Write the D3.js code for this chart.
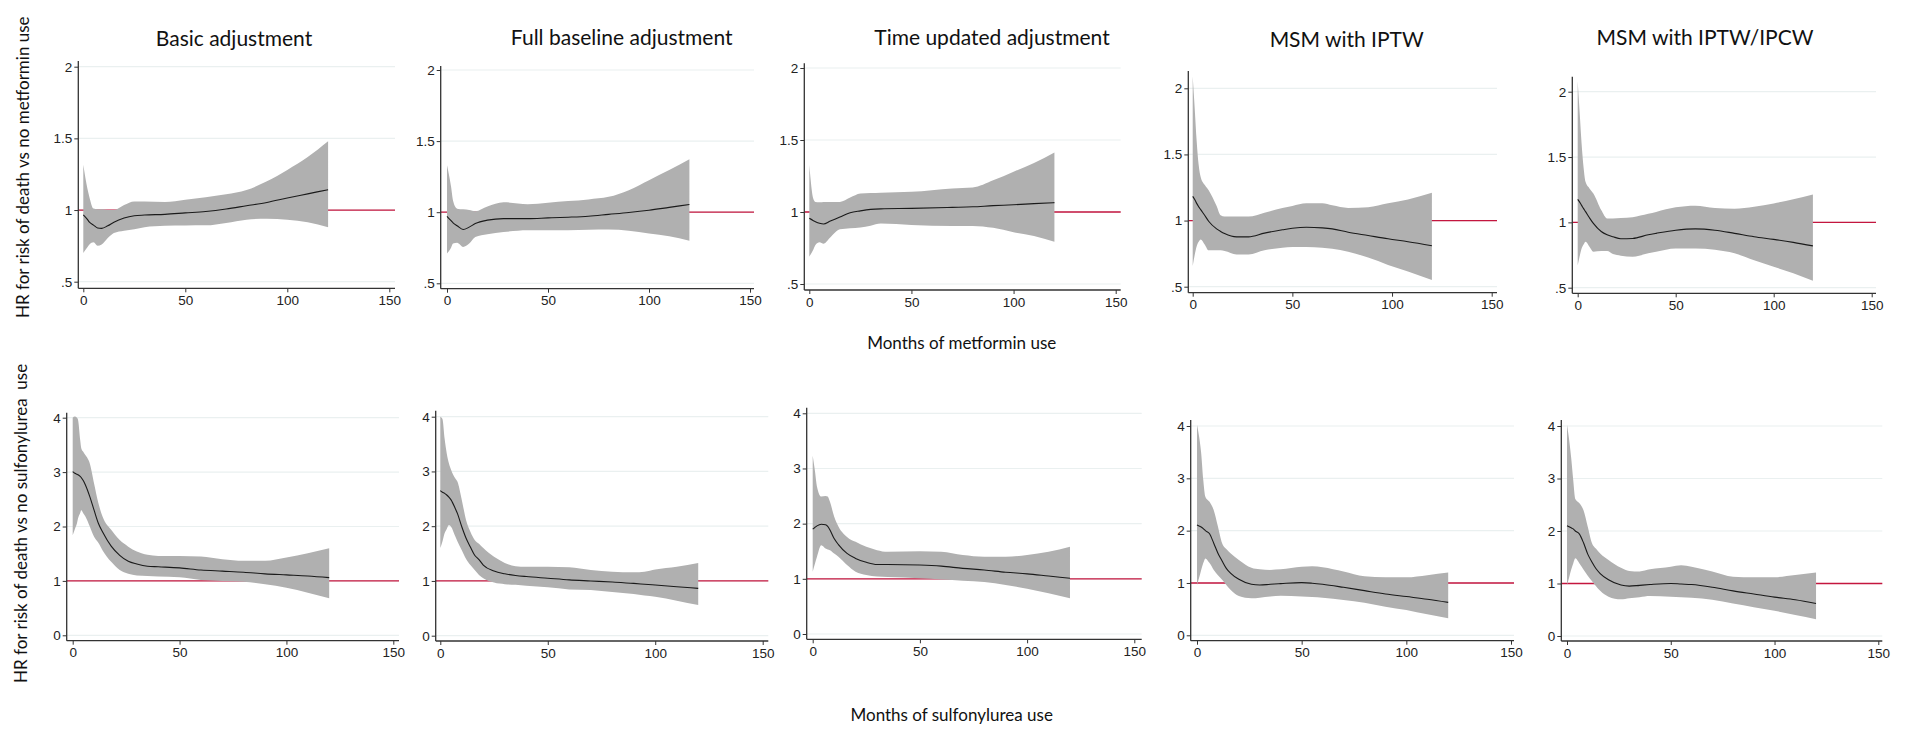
<!DOCTYPE html>
<html>
<head>
<meta charset="utf-8">
<script src="https://cdn.jsdelivr.net/npm/d3@7"></script>
<style>
body { margin: 0; background: #fff; }
svg { display: block; }
.tick text { font-family: "Liberation Sans", Arial, sans-serif; font-size: 13.5px; fill: #222; }
.title { font-family: Lato, "Open Sans", sans-serif; font-size: 21px; fill: #111; }
.lab { font-family: Lato, "Open Sans", sans-serif; font-size: 17px; fill: #111; white-space: pre; }
</style>
</head>
<body>
<div id="chart"></div>
<script>
let width = 1906, height = 730;

// titles of the five model columns
let titles = ["Basic adjustment", "Full baseline adjustment", "Time updated adjustment", "MSM with IPTW", "MSM with IPTW/IPCW"];

let xTicks = [0, 50, 100, 150];
let topTicks = [0.5, 1, 1.5, 2];
let topTickLabels = [".5", "1", "1.5", "2"];
let botTicks = [0, 1, 2, 3, 4];
let botTickLabels = ["0", "1", "2", "3", "4"];

// rows: [month, lower CI, HR, upper CI]  -- metformin
let metBasic = [
  [0,0.70,0.967,1.316],[2,0.74,0.935,1.15],[3,0.76,0.915,1.09],[5,0.775,0.895,1.01],[7,0.75,0.875,1.005],
  [9,0.76,0.872,1.005],[12,0.805,0.89,1.0],[15,0.84,0.915,1.0],[20,0.856,0.944,1.035],[25,0.866,0.96,1.06],
  [30,0.88,0.965,1.06],[40,0.89,0.97,1.056],[50,0.892,0.98,1.072],[60,0.893,0.99,1.09],[70,0.91,1.007,1.11],
  [80,0.933,1.03,1.14],[90,0.94,1.053,1.2],[100,0.933,1.084,1.28],[110,0.914,1.113,1.37],[120,0.88,1.142,1.48]
];
let metFull = [
  [0,0.71,0.97,1.33],[2,0.75,0.94,1.18],[3,0.78,0.925,1.08],[5,0.785,0.905,1.025],[8,0.756,0.878,1.02],
  [11,0.78,0.895,1.015],[14,0.826,0.92,1.007],[20,0.845,0.944,1.04],[28,0.86,0.955,1.07],[40,0.873,0.955,1.056],
  [50,0.873,0.96,1.066],[60,0.873,0.965,1.078],[70,0.876,0.972,1.09],[80,0.878,0.985,1.108],[90,0.87,0.998,1.155],
  [100,0.85,1.014,1.225],[110,0.83,1.034,1.296],[120,0.80,1.054,1.373]
];
let metTime = [
  [0,0.69,0.956,1.326],[2,0.74,0.94,1.09],[3,0.77,0.933,1.07],[5,0.79,0.922,1.068],[7,0.78,0.917,1.07],
  [10,0.82,0.935,1.07],[15,0.88,0.965,1.07],[20,0.888,0.995,1.1],[25,0.893,1.008,1.128],[30,0.905,1.018,1.132],
  [35,0.92,1.022,1.134],[50,0.91,1.025,1.14],[70,0.903,1.032,1.164],[80,0.903,1.036,1.17],[90,0.89,1.044,1.22],
  [100,0.86,1.05,1.28],[110,0.833,1.058,1.34],[120,0.794,1.065,1.414]
];
let metIptw = [
  [0,0.656,1.183,2.09],[1,0.74,1.16,1.85],[2,0.806,1.13,1.6],[3,0.84,1.105,1.42],[4,0.857,1.083,1.33],
  [6,0.82,1.04,1.27],[8,0.776,0.995,1.23],[12,0.776,0.937,1.11],[14,0.775,0.918,1.04],[16,0.77,0.902,1.03],
  [22,0.744,0.877,1.03],[28,0.744,0.877,1.03],[36,0.776,0.905,1.06],[45,0.795,0.93,1.095],[50,0.80,0.942,1.11],
  [57,0.80,0.95,1.13],[65,0.795,0.945,1.13],[70,0.786,0.937,1.115],[78,0.765,0.912,1.095],[88,0.72,0.887,1.1],
  [98,0.665,0.862,1.13],[108,0.615,0.84,1.16],[120,0.55,0.81,1.21]
];
let metIpcw = [
  [0,0.67,1.176,2.08],[1,0.74,1.155,1.84],[2,0.80,1.13,1.6],[3,0.83,1.105,1.42],[4,0.852,1.082,1.31],
  [6,0.814,1.035,1.26],[8,0.776,0.992,1.22],[12,0.78,0.93,1.094],[15,0.78,0.905,1.03],[18,0.757,0.89,1.03],
  [22,0.745,0.875,1.033],[28,0.737,0.877,1.04],[36,0.763,0.905,1.065],[40,0.775,0.916,1.08],[50,0.80,0.94,1.115],
  [60,0.80,0.95,1.128],[70,0.79,0.94,1.11],[80,0.763,0.916,1.105],[90,0.71,0.89,1.12],[100,0.66,0.87,1.145],
  [110,0.61,0.847,1.176],[120,0.553,0.82,1.214]
];

// sulfonylurea
let sulBasic = [
  [0,1.84,3.01,4.0],[1,1.95,2.98,4.02],[2,2.06,2.96,4.0],[2.5,2.15,2.95,3.96],[3.5,2.25,2.92,3.59],
  [4,2.30,2.9,3.44],[5,2.24,2.84,3.37],[6,2.18,2.76,3.31],[8,2.0,2.55,3.16],[10,1.81,2.30,2.79],
  [12,1.70,2.06,2.43],[14,1.56,1.90,2.18],[18,1.35,1.64,1.94],[22,1.20,1.47,1.75],[26,1.13,1.36,1.63],
  [30,1.10,1.31,1.54],[35,1.09,1.27,1.48],[40,1.08,1.26,1.46],[50,1.066,1.24,1.46],[60,1.017,1.20,1.45],
  [70,1.0,1.18,1.40],[80,0.986,1.16,1.37],[90,0.937,1.13,1.37],[100,0.876,1.11,1.43],[110,0.784,1.09,1.51],
  [120,0.68,1.06,1.6]
];
let sulFull = [
  [0,1.60,2.65,4.0],[1,1.72,2.62,3.96],[2,1.87,2.6,3.6],[3,1.95,2.57,3.33],[4,2.02,2.53,3.15],
  [5,1.99,2.48,3.03],[7,1.81,2.32,2.87],[8,1.72,2.23,2.81],[10,1.56,1.99,2.48],[12,1.40,1.78,2.11],
  [14,1.29,1.62,1.90],[16,1.20,1.47,1.75],[18,1.11,1.39,1.68],[20,1.05,1.29,1.60],[25,0.97,1.18,1.44],
  [30,0.94,1.13,1.33],[35,0.93,1.10,1.27],[40,0.913,1.08,1.26],[50,0.883,1.05,1.26],[60,0.846,1.02,1.25],
  [70,0.834,1.0,1.20],[80,0.798,0.98,1.17],[90,0.76,0.956,1.16],[95,0.735,0.94,1.17],[100,0.712,0.925,1.21],
  [110,0.64,0.895,1.26],[120,0.56,0.864,1.33]
];
let sulTime = [
  [0,1.13,1.90,3.23],[1,1.27,1.93,2.97],[2,1.40,1.96,2.67],[4,1.61,1.99,2.49],[6,1.55,1.98,2.50],
  [7,1.53,1.95,2.49],[8,1.52,1.89,2.40],[10,1.46,1.73,2.13],[12,1.40,1.62,1.95],[16,1.25,1.46,1.76],
  [20,1.13,1.37,1.67],[25,1.07,1.30,1.58],[30,1.04,1.26,1.52],[35,1.035,1.26,1.49],[50,1.01,1.25,1.50],
  [60,0.99,1.23,1.49],[70,0.967,1.19,1.43],[80,0.943,1.16,1.40],[90,0.888,1.12,1.40],[100,0.82,1.09,1.43],
  [110,0.737,1.05,1.49],[120,0.646,1.01,1.58]
];
let sulIptw = [
  [0,0.96,2.11,4.02],[1,1.10,2.09,3.8],[2,1.25,2.07,3.48],[3,1.38,2.04,2.97],[4,1.47,2.0,2.65],
  [6,1.38,1.94,2.55],[8,1.25,1.76,2.39],[10,1.15,1.57,2.08],[12,1.06,1.42,1.76],[14,0.96,1.28,1.65],
  [16,0.87,1.19,1.57],[20,0.75,1.07,1.44],[26,0.707,0.975,1.29],[30,0.72,0.96,1.26],[35,0.74,0.975,1.25],
  [40,0.758,0.987,1.26],[50,0.74,1.006,1.31],[55,0.73,0.995,1.32],[60,0.72,0.975,1.30],[70,0.675,0.917,1.22],
  [80,0.624,0.853,1.13],[90,0.548,0.79,1.11],[100,0.484,0.74,1.11],[110,0.40,0.69,1.15],[120,0.325,0.63,1.20]
];
let sulIpcw = [
  [0,0.97,2.10,4.02],[1,1.11,2.08,3.75],[2,1.26,2.06,3.40],[3,1.38,2.04,2.97],[4,1.48,2.0,2.61],
  [6,1.38,1.94,2.53],[8,1.26,1.77,2.39],[10,1.15,1.56,2.08],[12,1.05,1.41,1.77],[14,0.95,1.28,1.66],
  [16,0.86,1.19,1.57],[20,0.75,1.07,1.45],[26,0.70,0.97,1.30],[30,0.72,0.95,1.24],[35,0.74,0.965,1.23],
  [40,0.76,0.98,1.27],[50,0.75,1.0,1.32],[55,0.74,0.99,1.35],[60,0.73,0.98,1.32],[70,0.69,0.93,1.23],
  [80,0.62,0.86,1.13],[90,0.55,0.80,1.12],[100,0.48,0.74,1.12],[110,0.40,0.69,1.16],[120,0.32,0.62,1.21]
];

// pixel layout of each small plot (axis x, x of 0 and 150, axis end, axis top, y of low/high tick, x-axis y)
let layout = [
  {ax:78.3, x0:83.3, x150:389.3, end:395, top:61, yLo:281.7, yHi:66.7, base:288.3},
  {ax:440.7, x0:447, x150:750, end:754, top:66, yLo:283.3, yHi:70, base:288.7},
  {ax:804.3, x0:809.3, x150:1115.7, end:1120.7, top:63.3, yLo:284, yHi:68, base:290},
  {ax:1188.3, x0:1192.7, x150:1491.7, end:1497, top:71, yLo:286.7, yHi:88.3, base:292.7},
  {ax:1572.3, x0:1577.7, x150:1871.7, end:1876, top:76.7, yLo:287.7, yHi:91.7, base:293.3},
  {ax:66.7, x0:72.7, x150:393.3, end:399, top:412.7, yLo:635.3, yHi:417.7, base:640.7},
  {ax:435.7, x0:440.3, x150:762.7, end:768.3, top:410.7, yLo:635.7, yHi:416.7, base:641},
  {ax:806.7, x0:812.7, x150:1134.3, end:1141.7, top:407.7, yLo:634, yHi:413.3, base:639.3},
  {ax:1190.7, x0:1197, x150:1511, end:1514, top:420, yLo:635.3, yHi:426, base:640.7},
  {ax:1561.3, x0:1567, x150:1878.3, end:1882.3, top:420, yLo:636, yHi:426, base:641}
];
let titlePos = [[234, 45.5], [621.7, 45], [992, 45], [1346.7, 47], [1705, 45]];

let panels = [metBasic, metFull, metTime, metIptw, metIpcw, sulBasic, sulFull, sulTime, sulIptw, sulIpcw];

let svg = d3.select("#chart").append("svg")
  .attr("width", width)
  .attr("height", height);

panels.forEach((data, i) => {
  let L = layout[i];
  let isTop = i < 5;
  let ticks = isTop ? topTicks : botTicks;
  let tickLabels = isTop ? topTickLabels : botTickLabels;

  let x = d3.scaleLinear().domain([0, 150]).range([L.x0, L.x150]);
  let y = d3.scaleLinear().domain(d3.extent(ticks)).range([L.yLo, L.yHi]);

  let g = svg.append("g");

  // light grid
  g.selectAll(".grid")
    .data(ticks)
    .enter()
    .append("line")
    .attr("x1", L.ax).attr("x2", L.end)
    .attr("y1", d => y(d)).attr("y2", d => y(d))
    .attr("stroke", "#eaf0f0")
    .attr("stroke-width", 1.2);

  // reference line at HR = 1
  g.append("line")
    .attr("x1", L.ax).attr("x2", L.end)
    .attr("y1", y(1)).attr("y2", y(1))
    .attr("stroke", "#c4163f")
    .attr("stroke-width", 1.3);

  let area = d3.area()
    .x(d => x(d[0]))
    .y0(d => y(d[1]))
    .y1(d => y(d[3]))
    .curve(d3.curveMonotoneX);
  let line = d3.line()
    .x(d => x(d[0]))
    .y(d => y(d[2]))
    .curve(d3.curveMonotoneX);

  g.append("path").datum(data)
    .attr("d", area)
    .attr("fill", "#b0b0b0");
  g.append("path").datum(data)
    .attr("d", line)
    .attr("fill", "none")
    .attr("stroke", "#1a1a1a")
    .attr("stroke-width", 1.1);

  // axes
  let yAxis = d3.axisLeft(y).tickValues(ticks)
    .tickFormat((d, k) => tickLabels[k])
    .tickSize(4).tickPadding(2);
  g.append("g")
    .attr("transform", "translate(" + L.ax + ",0)")
    .call(yAxis)
    .call(a => a.select(".domain").remove())
    .call(a => a.selectAll(".tick line").attr("stroke", "#333"));

  let xAxis = d3.axisBottom(x).tickValues(xTicks)
    .tickSize(4).tickPadding(3);
  g.append("g")
    .attr("transform", "translate(0," + L.base + ")")
    .call(xAxis)
    .call(a => a.select(".domain").remove())
    .call(a => a.selectAll(".tick line").attr("stroke", "#333"));

  g.append("line")
    .attr("x1", L.ax).attr("x2", L.ax)
    .attr("y1", L.top).attr("y2", L.base)
    .attr("stroke", "#333").attr("stroke-width", 1.3);
  g.append("line")
    .attr("x1", L.ax).attr("x2", L.end)
    .attr("y1", L.base).attr("y2", L.base)
    .attr("stroke", "#333").attr("stroke-width", 1.3);

  if (isTop) {
    svg.append("text")
      .attr("class", "title")
      .attr("text-anchor", "middle")
      .attr("x", titlePos[i][0])
      .attr("y", titlePos[i][1])
      .text(titles[i]);
  }
});

// shared labels
svg.append("text")
  .attr("class", "lab")
  .attr("text-anchor", "start")
  .attr("transform", "translate(29,318) rotate(-90)")
  .text("HR for risk of death vs no metformin use");
svg.append("text")
  .attr("class", "lab")
  .attr("text-anchor", "start")
  .attr("transform", "translate(27,683) rotate(-90)")
  .text("HR for risk of death vs no sulfonylurea  use");
svg.append("text")
  .attr("class", "lab")
  .attr("text-anchor", "middle")
  .attr("x", 961.7).attr("y", 348.5)
  .text("Months of metformin use");
svg.append("text")
  .attr("class", "lab")
  .attr("text-anchor", "middle")
  .attr("x", 951.7).attr("y", 721)
  .text("Months of sulfonylurea use");
</script>
</body>
</html>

## [Written instruction]
Locate all lines in the listing above with the word "chart". Copy them.

## [Answer for this exercise]
Write the D3.js code for this chart.
<div id="chart"></div>
let svg = d3.select("#chart").append("svg")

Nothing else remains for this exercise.